Is MEDDIC a Sales Methodology?
- Avner Baruch
- Apr 25
- 2 min read
Throughout my career as a sales enablement leader and trainer, I have rolled out Sandler, Challenger, MEDDIC, ANUM, BANT, Value Selling and, in recent years, Gap Selling.

I respect and admire each one of these tools, frameworks and methodologies.
This is also why I strongly believe MEDDIC is not a methodology.
In most cases, based on what I have witnessed, it serves as a safety net for first-line managers who are looking for control, consistency and visibility in preliminary buyer-seller engagements.
The problem is that the outcome is often the complete opposite.
Sales velocity decreases.
Collected data remains data.
Insights are not leveraged to improve performance.
And the punchline?
By the time you finally decide what to do with the data, the data is no longer valid.
I have no intention of letting the air out of the tires of those who make a living delivering MEDDIC workshops. I respect sales trainers, especially in today’s economic climate.
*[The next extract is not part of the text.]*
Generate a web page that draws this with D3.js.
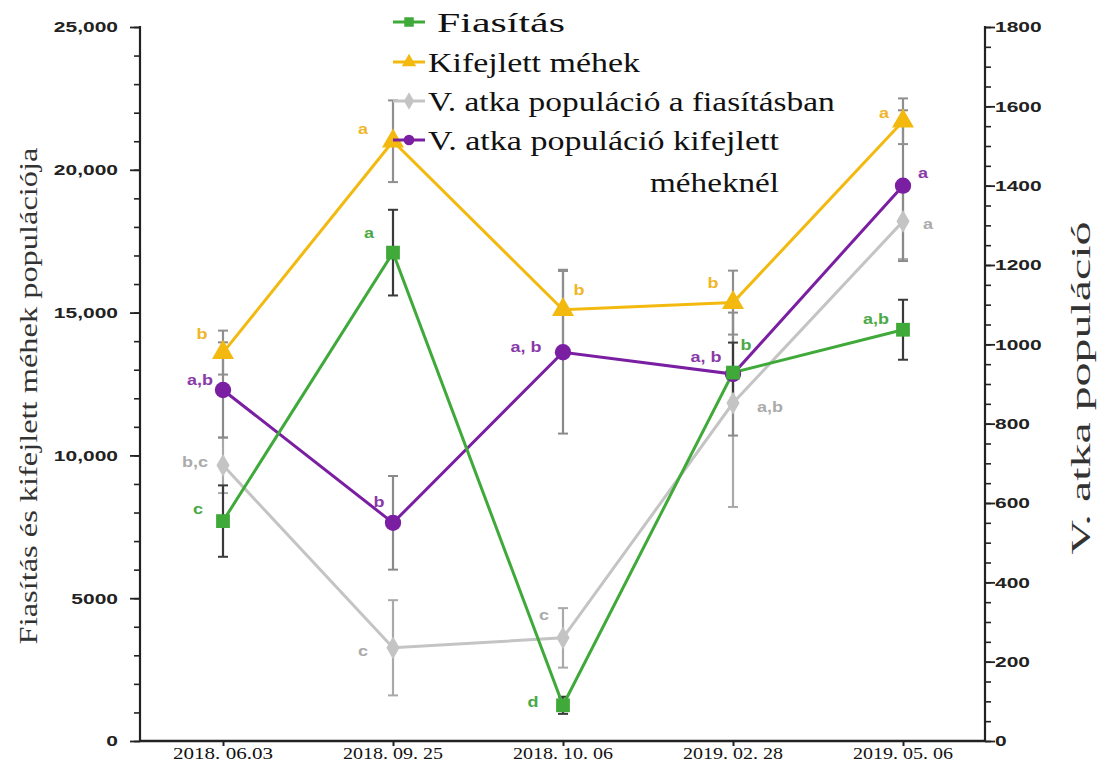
<!DOCTYPE html>
<html>
<head>
<meta charset="utf-8">
<script src="https://cdn.jsdelivr.net/npm/d3@7"></script>
<style>
  html, body { margin: 0; padding: 0; background: #fff; }
  svg { display: block; }
  .serif { font-family: "Liberation Serif", "Times New Roman", serif; }
  .sans { font-family: "Liberation Sans", Arial, sans-serif; }
</style>
</head>
<body>
<svg id="chart" width="1100" height="771"></svg>
<script>
// Sampling dates
const categories = ["2018. 06.03", "2018. 09. 25", "2018. 10. 06", "2019. 02. 28", "2019. 05. 06"];

// Left axis series (brood and adult bee population)
const fiasitas = [7700, 17100, 1250, 12900, 14400];
const fiasitasErr = [1250, 1500, 300, 1050, 1050];
const fiasitasSig = ["c", "a", "d", "b", "a,b"];

const kifejlett = [13600, 21000, 15100, 15350, 21700];
const kifejlettErr = [770, 1430, 1400, 1120, 800];
const kifejlettSig = ["b", "a", "b", "b", "a"];

// Right axis series (Varroa mite population)
const atkaFias = [695, 235, 260, 852, 1310];
const atkaFiasErr = [70, 120, 75, 262, 95];
const atkaFiasSig = ["b,c", "c", "c", "a,b", "a"];

const atkaKif = [885, 550, 980, 925, 1400];
const atkaKifErr = [120, 118, 205, 155, 190];
const atkaKifSig = ["a,b", "b", "a, b", "a, b", "a"];

// Tick labels
const leftTicks = [0, 5000, 10000, 15000, 20000, 25000];
const leftTickLabels = ["0", "5000", "10,000", "15,000", "20,000", "25,000"];
const rightTicks = [0, 200, 400, 600, 800, 1000, 1200, 1400, 1600, 1800];

const legendLabels = ["Fiasítás", "Kifejlett méhek", "V. atka populáció a fiasításban", "V. atka populáció kifejlett"];
const legendExtra = "méheknél";

// ---- layout ----
const svg = d3.select("#chart");
const X0 = 140, X1 = 985, Y0 = 741, Y1 = 27;
const SX = 1.4; // horizontal stretch of the sans labels

const x = d3.scalePoint().domain(categories).range([138, 988]).padding(0.5);
const yL = d3.scaleLinear().domain([0, 25000]).range([Y0, Y1]);
const yR = d3.scaleLinear().domain([0, 1800]).range([Y0, Y1]);

// Place a text at (px, py), rotated by rot, stretched along its baseline to width w
function fitText(sel, px, py, rot, w) {
  const natural = sel.node().getComputedTextLength();
  sel.attr("x", 0).attr("y", 0)
    .attr("transform", `translate(${px},${py}) rotate(${rot}) scale(${w / natural},1)`);
  return sel;
}

// significance-letter placement around each marker (layout only)
const labelOffsets = {
  fias: [[-25, -12], [-24, -20], [-30, -3], [13, -28], [-27, -11]],
  kif: [[-21, -19], [-30, -12], [16, -20], [-20, -20], [-19, -8]],
  atkaFias: [[-28, -3], [-30, 3], [-19, -23], [37, 4], [25, 3]],
  atkaKif: [[-23, -10], [-14, -21], [-37, -5], [-27, -17], [20, -13]]
};

const series = [
  { key: "atkaFias", vals: atkaFias, err: atkaFiasErr, sig: atkaFiasSig, y: yR, color: "#c4c4c4", errColor: "#a9a9a9", labelColor: "#ababab", shape: "diamond" },
  { key: "atkaKif", vals: atkaKif, err: atkaKifErr, sig: atkaKifSig, y: yR, color: "#7a1fa2", errColor: "#8a8a8a", labelColor: "#8a3aa8", shape: "circle" },
  { key: "kif", vals: kifejlett, err: kifejlettErr, sig: kifejlettSig, y: yL, color: "#f3b90f", errColor: "#8f8f8f", labelColor: "#f0b62a", shape: "triangle" },
  { key: "fias", vals: fiasitas, err: fiasitasErr, sig: fiasitasSig, y: yL, color: "#3fa93a", errColor: "#3a3a3a", labelColor: "#4aa946", shape: "square" }
];

const symbolType = { square: d3.symbolSquare, triangle: d3.symbolTriangle, circle: d3.symbolCircle, diamond: d3.symbolDiamond };
const symbolSize = { square: 190, triangle: 210, circle: 210, diamond: 150 };

// ---- axes ----
// left axis
const gL = svg.append("g").attr("transform", `translate(${X0},0)`);
gL.call(d3.axisLeft(yL).tickValues(d3.range(0, 25001, 1000)).tickSize(6).tickFormat(""));
gL.select(".domain").remove();
gL.selectAll(".tick line").attr("stroke", "#222").attr("stroke-width", 1.6);
const gLMaj = svg.append("g").attr("transform", `translate(${X0},0)`);
gLMaj.call(d3.axisLeft(yL).tickValues(leftTicks).tickSize(10).tickFormat((d, i) => leftTickLabels[i]));
gLMaj.attr("font-family", null).attr("font-size", null);
gLMaj.select(".domain").remove();
gLMaj.selectAll(".tick line").attr("stroke", "#222").attr("stroke-width", 1.8);
gLMaj.selectAll(".tick text").attr("class", "sans").attr("x", -22 / SX).attr("transform", `scale(${SX},1)`)
  .attr("font-weight", "bold").attr("font-size", 15).attr("fill", "#222");
svg.append("line").attr("x1", X0).attr("x2", X0).attr("y1", Y1 - 1).attr("y2", Y0 + 1)
  .attr("stroke", "#222").attr("stroke-width", 2.2);

// right axis
const gR = svg.append("g").attr("transform", `translate(${X1},0)`);
gR.call(d3.axisRight(yR).tickValues(d3.range(0, 1801, 50)).tickSize(6).tickFormat(""));
gR.select(".domain").remove();
gR.selectAll(".tick line").attr("stroke", "#222").attr("stroke-width", 1.6);
const gRMaj = svg.append("g").attr("transform", `translate(${X1},0)`);
gRMaj.call(d3.axisRight(yR).tickValues(rightTicks).tickSize(10).tickFormat(d3.format("d")));
gRMaj.attr("font-family", null).attr("font-size", null);
gRMaj.select(".domain").remove();
gRMaj.selectAll(".tick line").attr("stroke", "#222").attr("stroke-width", 1.8);
gRMaj.selectAll(".tick text").attr("class", "sans").attr("x", 10 / SX).attr("transform", `scale(${SX},1)`)
  .attr("font-weight", "bold").attr("font-size", 15).attr("fill", "#222");
svg.append("line").attr("x1", X1).attr("x2", X1).attr("y1", Y1 - 1).attr("y2", Y0 + 1)
  .attr("stroke", "#222").attr("stroke-width", 2.2);

// bottom axis
const gB = svg.append("g").attr("transform", `translate(0,${Y0})`);
gB.call(d3.axisBottom(x).tickSize(5).tickFormat(""));
gB.select(".domain").remove();
gB.selectAll(".tick line").attr("stroke", "#222").attr("stroke-width", 2);
categories.forEach(c => {
  const t = svg.append("text").attr("class", "serif").attr("text-anchor", "middle")
    .attr("font-size", 16).attr("fill", "#111").attr("dy", "0.71em").text(c);
  fitText(t, x(c), Y0 + 7, 0, 100);
});
svg.append("line").attr("x1", X0).attr("x2", X1).attr("y1", Y0).attr("y2", Y0)
  .attr("stroke", "#222").attr("stroke-width", 2.6);

// axis titles
fitText(svg.append("text").attr("class", "serif").attr("text-anchor", "middle")
  .attr("dominant-baseline", "central").attr("font-size", 26).attr("fill", "#333")
  .text("Fiasítás és kifejlett méhek populációja"), 28, 396, -90, 497);
fitText(svg.append("text").attr("class", "serif").attr("text-anchor", "middle")
  .attr("dominant-baseline", "central").attr("font-size", 27).attr("fill", "#333")
  .text("V. atka populáció"), 1081, 388, -90, 333);

// ---- error bars ----
const capW = 5;
series.forEach(s => {
  const g = svg.append("g");
  s.vals.forEach((v, i) => {
    const cx = x(categories[i]);
    const top = s.y(v + s.err[i]), bot = s.y(v - s.err[i]);
    g.append("line").attr("x1", cx).attr("x2", cx).attr("y1", top).attr("y2", bot)
      .attr("stroke", s.errColor).attr("stroke-width", 2.2);
    [top, bot].forEach(yy => g.append("line")
      .attr("x1", cx - capW).attr("x2", cx + capW).attr("y1", yy).attr("y2", yy)
      .attr("stroke", s.errColor).attr("stroke-width", 2));
  });
});

// ---- lines ----
series.forEach(s => {
  const line = d3.line().x((d, i) => x(categories[i])).y(d => s.y(d));
  svg.append("path").datum(s.vals).attr("d", line)
    .attr("fill", "none").attr("stroke", s.color).attr("stroke-width", 3)
    .attr("stroke-linejoin", "miter");
});

// ---- markers ----
series.forEach(s => {
  svg.append("g").selectAll("path").data(s.vals).join("path")
    .attr("d", d3.symbol().type(symbolType[s.shape]).size(symbolSize[s.shape]))
    .attr("transform", (d, i) => `translate(${x(categories[i])},${s.y(d)})`)
    .attr("fill", s.color);
});

// ---- significance letters ----
series.forEach(s => {
  svg.append("g").selectAll("text").data(s.sig).join("text")
    .attr("class", "sans")
    .attr("transform", (d, i) =>
      `translate(${x(categories[i]) + labelOffsets[s.key][i][0]},${s.y(s.vals[i]) + labelOffsets[s.key][i][1]}) scale(1.2,1)`)
    .attr("text-anchor", "middle").attr("dominant-baseline", "central")
    .attr("font-weight", "bold").attr("font-size", 15)
    .attr("fill", s.labelColor)
    .text(d => d);
});

// ---- legend ----
const legendOrder = ["fias", "kif", "atkaFias", "atkaKif"];
const legendY = [22, 62, 101, 140];
const legendTextX = [437, 428, 428, 428];
const legendTextW = [128, 212, 407, 351];
const lg = svg.append("g");
legendOrder.forEach((k, i) => {
  const s = series.find(d => d.key === k);
  lg.append("line").attr("x1", 393).attr("x2", 425).attr("y1", legendY[i]).attr("y2", legendY[i])
    .attr("stroke", s.color).attr("stroke-width", 3);
  lg.append("path").attr("d", d3.symbol().type(symbolType[s.shape]).size(90))
    .attr("transform", `translate(409,${legendY[i]})`).attr("fill", s.color);
  const t = lg.append("text").attr("class", "serif")
    .attr("dominant-baseline", "central")
    .attr("font-size", 27).attr("fill", "#111")
    .text(legendLabels[i]);
  fitText(t, legendTextX[i], legendY[i] + 1, 0, legendTextW[i]);
});
fitText(lg.append("text").attr("class", "serif").attr("text-anchor", "end")
  .attr("dominant-baseline", "central")
  .attr("font-size", 27).attr("fill", "#111")
  .text(legendExtra), 779, 183, 0, 129);
</script>
</body>
</html>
But I do believe it is vital to see things in perspective, especially for GTM builders who are now designing reinforcement systems with agentic automation, Salesforce rules, or any other operating layer meant to bring discipline into the sales motion.
MEDDIC, and its similar flavors and colors, were designed for an era where things moved slower, with a bit more certainty and a longer runway for decision-making.
I do believe MEDDIC has value as a cross-functional checkpoint system, helping reps document signals as the deal progresses and moves downstream to the expansion team. Ideally, these signals should be captured automatically, not forced through manual interrogation.
But when MEDDIC becomes a preflight checklist, this is where things start to go wrong.
Given today’s tech landscape, build-or-buy is probably one of the biggest challenges for both buyers and sellers.
Economic buyer.
Timeline.
Authority.
Decision criteria.
Paperwork.
Fair questions indeed.
But not for the first date.
The most important question sellers need to focus on is:
Why?
Why are they looking for a solution?
Why are they looking at your solution?
Why are they even considering buying a solution when so many companies in their position are trying to build their own internal alternatives?
Why now?
This set of questions can easily consume fifteen minutes.
And the impact of asking these questions instead of rushing into, ‘Who is your economic buyer?’, goes far beyond collecting valuable data.
It positions the seller as a domain expert.
Someone the buyer can actually consult with.
Someone who creates value in the conversation, instead of triggering that familiar and uncomfortable feeling:
‘Not again. Another inexperienced seller with another checklist’.